Is Burgundy now beyond the reach of most buyers?
The scarcity of the newly-released 2021 Burgundy vintage has pushed prices up to a record high, but is the region starting to price itself out of the market? A new market report by Liv-ex asks if Burgundy is simply too hot for many to handle.
The launch of the 2021 Burgundy en primeur campaign earlier this month was always going to be a tough one – late frosts in April wiped out large swathes of the crop, and was followed by tough conditions that included rain, hail in some areas and mildew, meaning volumes were drastically low. The BIVB announced volumes would be down by around 50%, while yields in some areas were down by as much as 85%, David Roberts MW, buying director at Goedhuis told the drinks business. Much of the Chardonnay in the Cote de Beaune – particularly villages such as Meursault, Saint Aubin, and Puligny Montrachet – and the the Cote de Nuits was very badly affected.
As a result, prices have risen by around 25%, making the 2021 campaign “worse than most feared”, the Liv-ex report said.
Although paradoxically, the quality was in places very good, the challenge has remained very real for growers, merchants, and collectors. Finding value is “harder than ever” – not only have some of the top names released later than usual (as they decide on pricing), but others are not being made available by some merchants, or are restricted to one case per client.
Impact on the secondary market
All of this has an impact on the secondary market, with buyers prompted to look for older vintages already available. Last year saw Liv-ex’s Burgundy 150 index outperform the rest, rising 26.7% over the year and reaching a record market share of 25.9% – but as Liv-ex pointed out, “these gains were limited to the first part of the year” and it called the market for Burgundy “increasingly fragile”.
“Market sentiment towards the region has been waning, which in turn is impacting prices,” the report warned, pointing to a 1.5% fall in the Burgundy 150 index in the last two months, while the bid to offer ration has fallen from 1.1 a year ago, to 0.26 today – meaning fewer buyers for every bottle of Burgundy on the market.
“These stratospheric prices have limited Burgundy to a shrinking number of buyers,” it noted, largely as a result of the economics of demand and supply, even though the market has broadened with the launch of new labels.
However, the water has been further muddied by “artificial price inflation and price-matching” that has exaggerated the difference “in quality between regional Burgundy and Grand Crus” according to a recent piece by Neal Martin on Vinous, quoted by Liv-ex. He has argued that some producers have taken advantage of the market force that dictates rarity drives the Burgundy market to drive up prices.
How sustainable is this?
According to Liv-ex, following the pandemic-induced boost to the fine wine market during 2021 and 2022, the macro-economic forces have started to weigh against consumer sentiment in the last quarter of 2022 and the run-away success of Burgundy in particular is looking “increasingly fragile”.
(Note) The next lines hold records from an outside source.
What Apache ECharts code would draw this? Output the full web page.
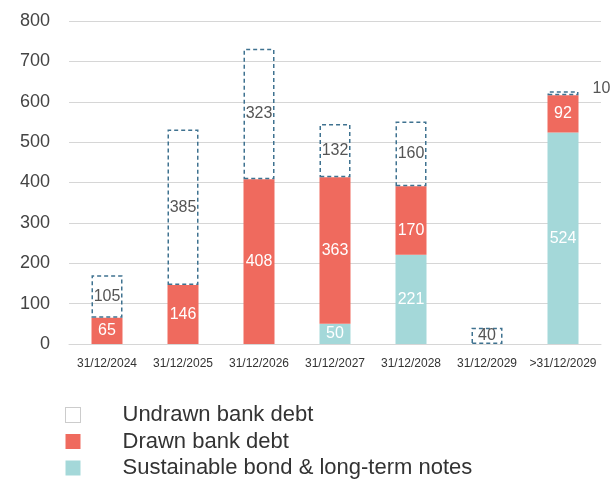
<!DOCTYPE html>
<html>
<head>
<meta charset="utf-8">
<script src="https://cdn.jsdelivr.net/npm/echarts@6/dist/echarts.min.js"></script>
<style>
  html, body { margin: 0; padding: 0; background: #fff; }
  #main { width: 610px; height: 480px; }
</style>
</head>
<body>
<div id="main"></div>
<script>
var categories = ['31/12/2024', '31/12/2025', '31/12/2026', '31/12/2027', '31/12/2028', '31/12/2029', '>31/12/2029'];
var sustainable = [0, 0, 0, 50, 221, 0, 524];
var drawn = [65, 146, 408, 363, 170, 0, 92];
var undrawn = [105, 385, 323, 132, 160, 40, 10];

var font = 'Liberation Sans';

function noZero(arr) {
  return arr.map(function (v) { return v === 0 ? null : v; });
}

// the 170 label sits a bit low in the original
var drawnData = noZero(drawn).map(function (v, i) {
  if (i === 4) return { value: v, label: { offset: [0, 10] } };
  return v;
});

var undrawnData = undrawn.map(function (v, i) {
  if (i === undrawn.length - 1) {
    return {
      value: v,
      label: { position: 'right', distance: 14, offset: [0, -5] }
    };
  }
  return v;
});

var chart = echarts.init(document.getElementById('main'));
var option = {
  animation: false,
  textStyle: { fontFamily: font },
  grid: { left: 69, right: 9, top: 21, bottom: 136 },
  legend: {
    orient: 'vertical',
    left: 65,
    top: 404,
    height: 200,
    padding: 0,
    itemWidth: 15,
    itemHeight: 15,
    itemGap: 4.5,
    textStyle: { fontSize: 22, color: '#333', padding: [0, 0, 0, 37], fontFamily: font },
    data: [
      { name: 'Undrawn bank debt', icon: 'rect', itemStyle: { color: '#fff', borderColor: '#999', borderWidth: 1, borderType: 'dotted' } },
      { name: 'Drawn bank debt', icon: 'rect' },
      { name: 'Sustainable bond & long-term notes', icon: 'rect' }
    ]
  },
  xAxis: {
    type: 'category',
    data: categories,
    axisLine: { lineStyle: { color: '#d6d6d6' } },
    axisTick: { show: false },
    axisLabel: { fontSize: 12, color: '#333', margin: 14, interval: 0 }
  },
  yAxis: {
    type: 'value',
    min: 0,
    max: 800,
    interval: 100,
    axisLabel: { fontSize: 18, color: '#444', margin: 19 },
    splitLine: { lineStyle: { color: '#d6d6d6' } }
  },
  series: [
    {
      name: 'Sustainable bond & long-term notes',
      type: 'bar',
      stack: 'debt',
      barWidth: 31,
      data: noZero(sustainable),
      itemStyle: { color: '#a4d8d9' },
      label: { show: true, position: 'inside', color: '#fff', fontSize: 16 }
    },
    {
      name: 'Drawn bank debt',
      type: 'bar',
      stack: 'debt',
      barWidth: 31,
      data: drawnData,
      itemStyle: { color: '#ef6a5e' },
      label: { show: true, position: 'inside', color: '#fff', fontSize: 16 }
    },
    {
      name: 'Undrawn bank debt',
      type: 'bar',
      stack: 'debt',
      barWidth: 31,
      data: undrawnData,
      itemStyle: {
        color: 'rgba(255,255,255,0)',
        borderColor: '#3f7290',
        borderWidth: 1.5,
        borderType: [4, 3]
      },
      label: { show: true, position: 'inside', color: '#555', fontSize: 16 }
    }
  ]
};
chart.setOption(option);
</script>
</body>
</html>
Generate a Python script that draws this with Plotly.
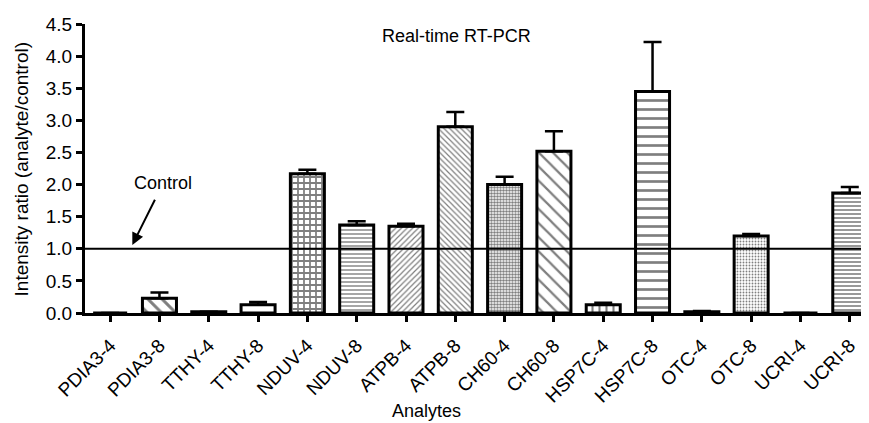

It pointed out that the bid to offer ratio – a “measure of market sentiment” – has fallen as prices have soared, sitting at 1.1 in January 2022 but at 0.26 now. This in itself, it said “points to slowing market demand and increased price volatility”. Furthermore more than half the wines in the Burgundy 150 index fell or were flat during December, it noted, with the ratio between the number of wines rising and falling declining since May.
But it’s not only the price of the Grand Crus that are rising – the gap between village wine and Grand Crus has been closing, with the average price of a village wine rising 57.3% during 2022, from £950 per case of 12, to £1,494.
“To put this in context, one can buy a Bordeaux Second Growth for the same price as a case of Burgundy village wine,” the report explained.
This is making it harder and harder to find value, it concluded.
“Unfortunately, this price inflation means Burgundy is now a region for the few, not the many, limiting the number of market participants that can get involved,” it said, pointing out that “Burgundy desperately needs a string of high yielding vintages.”
“Until then, high release prices and high secondary market prices will continue to deter buyers – particularly the old hands, but quite possibly the new too,” it warned “The falling bid:offer ratio is pointing to this. At these prices, stock (albeit limited) is lingering on lists longer. It has become riskier to buy and harder to sell.”
It concluded that although the secondary market is getting broader, the group of buyers of its finest wines is getting narrower.
“The question perhaps is this – if collectors are to commit new money to the fine wine market, will it be to Burgundy, or to other regions that this money gravitates?”